**Exercise details**
Within the records that follow, find every line containing the string "script". Copy those lines.

**Supplied material**
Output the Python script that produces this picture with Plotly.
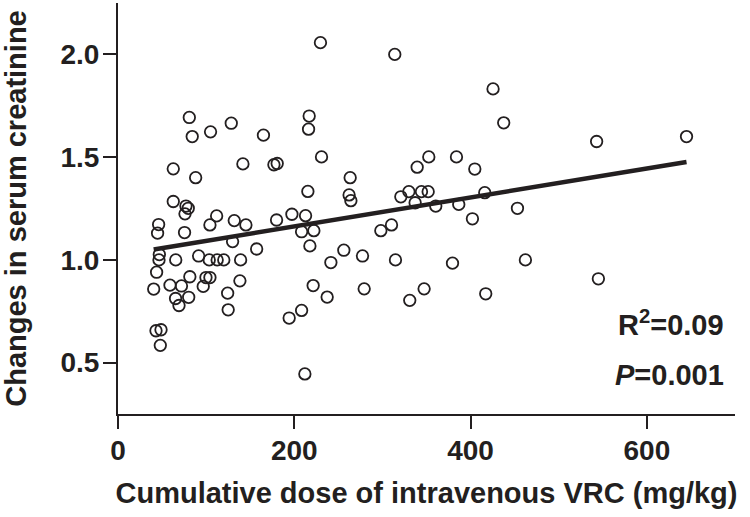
--
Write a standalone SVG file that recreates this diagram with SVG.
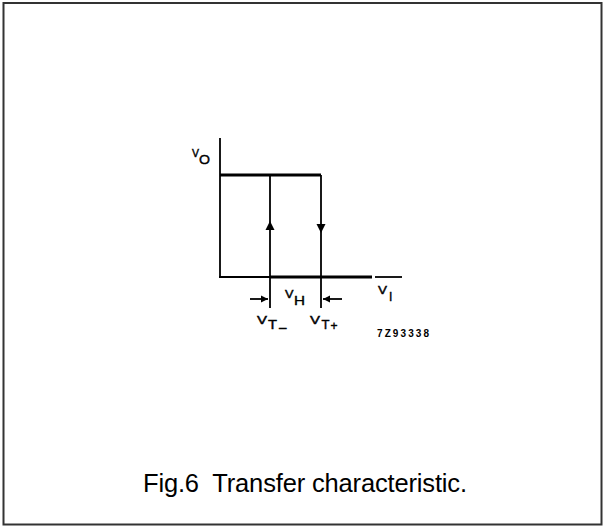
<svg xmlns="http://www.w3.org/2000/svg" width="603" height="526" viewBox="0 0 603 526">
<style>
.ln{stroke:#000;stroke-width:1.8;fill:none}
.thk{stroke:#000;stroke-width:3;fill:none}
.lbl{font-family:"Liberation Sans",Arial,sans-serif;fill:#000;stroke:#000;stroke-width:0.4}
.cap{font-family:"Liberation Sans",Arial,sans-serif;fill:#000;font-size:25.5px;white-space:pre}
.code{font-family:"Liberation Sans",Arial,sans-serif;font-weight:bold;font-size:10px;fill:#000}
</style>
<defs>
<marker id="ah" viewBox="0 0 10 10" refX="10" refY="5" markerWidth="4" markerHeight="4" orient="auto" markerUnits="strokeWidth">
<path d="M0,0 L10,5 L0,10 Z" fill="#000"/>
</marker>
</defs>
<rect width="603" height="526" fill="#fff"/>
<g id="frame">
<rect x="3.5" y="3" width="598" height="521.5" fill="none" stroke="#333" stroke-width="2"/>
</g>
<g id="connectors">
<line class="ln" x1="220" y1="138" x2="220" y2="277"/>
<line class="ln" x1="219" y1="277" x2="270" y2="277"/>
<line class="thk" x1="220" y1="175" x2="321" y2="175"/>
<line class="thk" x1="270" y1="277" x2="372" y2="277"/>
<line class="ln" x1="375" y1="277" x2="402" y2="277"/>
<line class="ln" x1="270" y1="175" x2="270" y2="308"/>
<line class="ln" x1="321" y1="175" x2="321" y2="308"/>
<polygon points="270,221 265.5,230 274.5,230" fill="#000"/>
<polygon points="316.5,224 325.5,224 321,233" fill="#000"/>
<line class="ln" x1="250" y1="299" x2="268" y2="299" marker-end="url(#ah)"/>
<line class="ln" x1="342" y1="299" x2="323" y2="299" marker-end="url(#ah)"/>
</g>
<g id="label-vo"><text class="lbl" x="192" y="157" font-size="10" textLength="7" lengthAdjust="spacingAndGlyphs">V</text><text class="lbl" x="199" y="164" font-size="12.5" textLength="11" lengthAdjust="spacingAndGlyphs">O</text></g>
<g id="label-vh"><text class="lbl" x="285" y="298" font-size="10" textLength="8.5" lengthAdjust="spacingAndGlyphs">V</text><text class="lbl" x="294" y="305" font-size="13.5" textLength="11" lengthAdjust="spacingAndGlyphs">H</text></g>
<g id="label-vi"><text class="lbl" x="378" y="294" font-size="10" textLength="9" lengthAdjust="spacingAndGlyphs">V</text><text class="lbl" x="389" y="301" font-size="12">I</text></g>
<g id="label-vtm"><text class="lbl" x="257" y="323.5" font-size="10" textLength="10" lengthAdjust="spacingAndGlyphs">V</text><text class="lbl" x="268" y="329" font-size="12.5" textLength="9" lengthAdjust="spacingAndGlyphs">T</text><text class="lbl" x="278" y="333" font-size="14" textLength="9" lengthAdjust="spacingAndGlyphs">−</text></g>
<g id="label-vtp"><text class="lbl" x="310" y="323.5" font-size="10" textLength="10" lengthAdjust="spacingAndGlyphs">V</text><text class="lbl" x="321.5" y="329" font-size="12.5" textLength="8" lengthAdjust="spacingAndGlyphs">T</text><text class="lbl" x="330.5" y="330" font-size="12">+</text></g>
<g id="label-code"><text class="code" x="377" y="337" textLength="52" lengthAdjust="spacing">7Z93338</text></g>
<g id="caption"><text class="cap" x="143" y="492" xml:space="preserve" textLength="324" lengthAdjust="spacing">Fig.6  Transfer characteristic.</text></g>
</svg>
==
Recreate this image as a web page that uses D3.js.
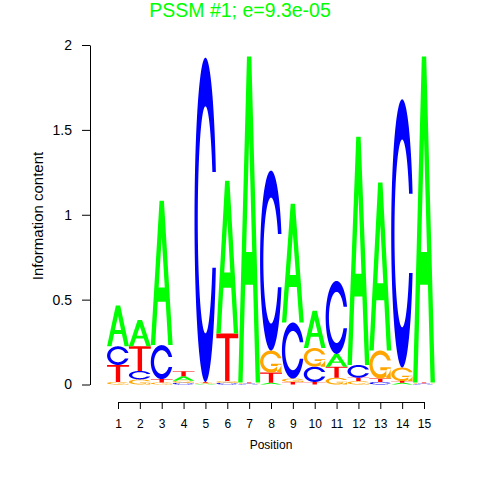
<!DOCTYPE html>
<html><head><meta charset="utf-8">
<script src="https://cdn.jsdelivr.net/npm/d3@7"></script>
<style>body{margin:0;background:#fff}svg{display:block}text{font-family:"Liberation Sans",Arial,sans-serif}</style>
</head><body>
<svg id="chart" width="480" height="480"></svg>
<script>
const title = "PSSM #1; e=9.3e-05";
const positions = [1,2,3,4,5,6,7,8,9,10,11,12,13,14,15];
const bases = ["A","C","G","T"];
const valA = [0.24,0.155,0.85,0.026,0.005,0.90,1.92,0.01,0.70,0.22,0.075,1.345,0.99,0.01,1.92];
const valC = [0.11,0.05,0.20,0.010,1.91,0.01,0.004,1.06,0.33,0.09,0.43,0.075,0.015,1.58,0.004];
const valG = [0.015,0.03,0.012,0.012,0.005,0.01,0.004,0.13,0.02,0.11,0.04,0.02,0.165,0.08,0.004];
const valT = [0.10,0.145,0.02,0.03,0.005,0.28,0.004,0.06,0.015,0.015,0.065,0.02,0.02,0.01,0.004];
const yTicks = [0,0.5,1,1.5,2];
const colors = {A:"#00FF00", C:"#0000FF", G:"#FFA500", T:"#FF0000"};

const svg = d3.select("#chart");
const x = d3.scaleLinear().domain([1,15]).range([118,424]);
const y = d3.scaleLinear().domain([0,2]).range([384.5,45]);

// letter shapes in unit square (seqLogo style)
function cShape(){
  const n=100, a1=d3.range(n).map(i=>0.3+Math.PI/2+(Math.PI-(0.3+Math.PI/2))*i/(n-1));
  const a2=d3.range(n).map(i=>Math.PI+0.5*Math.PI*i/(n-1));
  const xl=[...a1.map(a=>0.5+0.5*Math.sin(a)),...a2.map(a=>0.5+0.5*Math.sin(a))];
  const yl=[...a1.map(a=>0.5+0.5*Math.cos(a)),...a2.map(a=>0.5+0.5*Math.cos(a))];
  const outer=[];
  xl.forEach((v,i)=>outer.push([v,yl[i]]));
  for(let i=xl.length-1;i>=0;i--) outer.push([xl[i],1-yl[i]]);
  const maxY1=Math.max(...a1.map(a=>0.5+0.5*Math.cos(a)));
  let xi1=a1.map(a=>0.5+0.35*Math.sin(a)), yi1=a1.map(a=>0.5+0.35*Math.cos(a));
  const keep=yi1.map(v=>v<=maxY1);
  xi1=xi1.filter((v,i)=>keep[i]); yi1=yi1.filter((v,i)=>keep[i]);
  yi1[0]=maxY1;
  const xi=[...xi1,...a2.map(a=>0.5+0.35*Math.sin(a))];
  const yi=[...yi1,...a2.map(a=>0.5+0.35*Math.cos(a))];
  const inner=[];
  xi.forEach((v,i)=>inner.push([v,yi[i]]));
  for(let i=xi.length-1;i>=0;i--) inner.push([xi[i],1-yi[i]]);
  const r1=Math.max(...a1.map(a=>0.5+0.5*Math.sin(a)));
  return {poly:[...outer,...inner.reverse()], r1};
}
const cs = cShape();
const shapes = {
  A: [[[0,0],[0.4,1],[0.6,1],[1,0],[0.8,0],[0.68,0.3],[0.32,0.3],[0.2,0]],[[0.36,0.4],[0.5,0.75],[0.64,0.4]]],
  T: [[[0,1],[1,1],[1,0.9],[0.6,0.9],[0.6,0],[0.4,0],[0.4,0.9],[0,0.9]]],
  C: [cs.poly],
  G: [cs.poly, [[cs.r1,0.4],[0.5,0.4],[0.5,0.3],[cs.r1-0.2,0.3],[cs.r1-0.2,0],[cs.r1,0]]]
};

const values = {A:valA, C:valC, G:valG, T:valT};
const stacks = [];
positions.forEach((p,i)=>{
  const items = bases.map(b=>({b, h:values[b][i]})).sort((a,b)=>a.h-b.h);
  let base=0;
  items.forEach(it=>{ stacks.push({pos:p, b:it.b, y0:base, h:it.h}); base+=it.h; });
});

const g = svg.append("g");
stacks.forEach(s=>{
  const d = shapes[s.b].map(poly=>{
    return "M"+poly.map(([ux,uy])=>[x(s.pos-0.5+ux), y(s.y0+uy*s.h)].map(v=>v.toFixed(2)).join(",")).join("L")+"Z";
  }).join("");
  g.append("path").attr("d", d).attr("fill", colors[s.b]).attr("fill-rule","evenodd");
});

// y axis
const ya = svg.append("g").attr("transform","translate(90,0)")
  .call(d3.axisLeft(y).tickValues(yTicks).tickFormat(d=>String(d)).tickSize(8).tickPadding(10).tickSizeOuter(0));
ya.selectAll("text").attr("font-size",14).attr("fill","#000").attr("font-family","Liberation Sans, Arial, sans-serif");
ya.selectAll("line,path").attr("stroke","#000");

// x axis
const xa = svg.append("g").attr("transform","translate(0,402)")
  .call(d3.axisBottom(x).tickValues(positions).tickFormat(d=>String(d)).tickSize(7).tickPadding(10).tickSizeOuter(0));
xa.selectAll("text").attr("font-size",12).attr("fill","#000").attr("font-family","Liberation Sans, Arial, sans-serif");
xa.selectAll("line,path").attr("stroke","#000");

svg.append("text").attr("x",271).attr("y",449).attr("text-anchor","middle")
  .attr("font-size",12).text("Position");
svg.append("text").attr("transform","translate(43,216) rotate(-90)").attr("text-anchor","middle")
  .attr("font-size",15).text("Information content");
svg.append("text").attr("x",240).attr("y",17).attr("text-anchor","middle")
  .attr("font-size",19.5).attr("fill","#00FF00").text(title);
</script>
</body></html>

**Answer for the task**
Output the Python script that produces this picture with Plotly.
<script src="https://cdn.jsdelivr.net/npm/d3@7"></script>
<script>
</script>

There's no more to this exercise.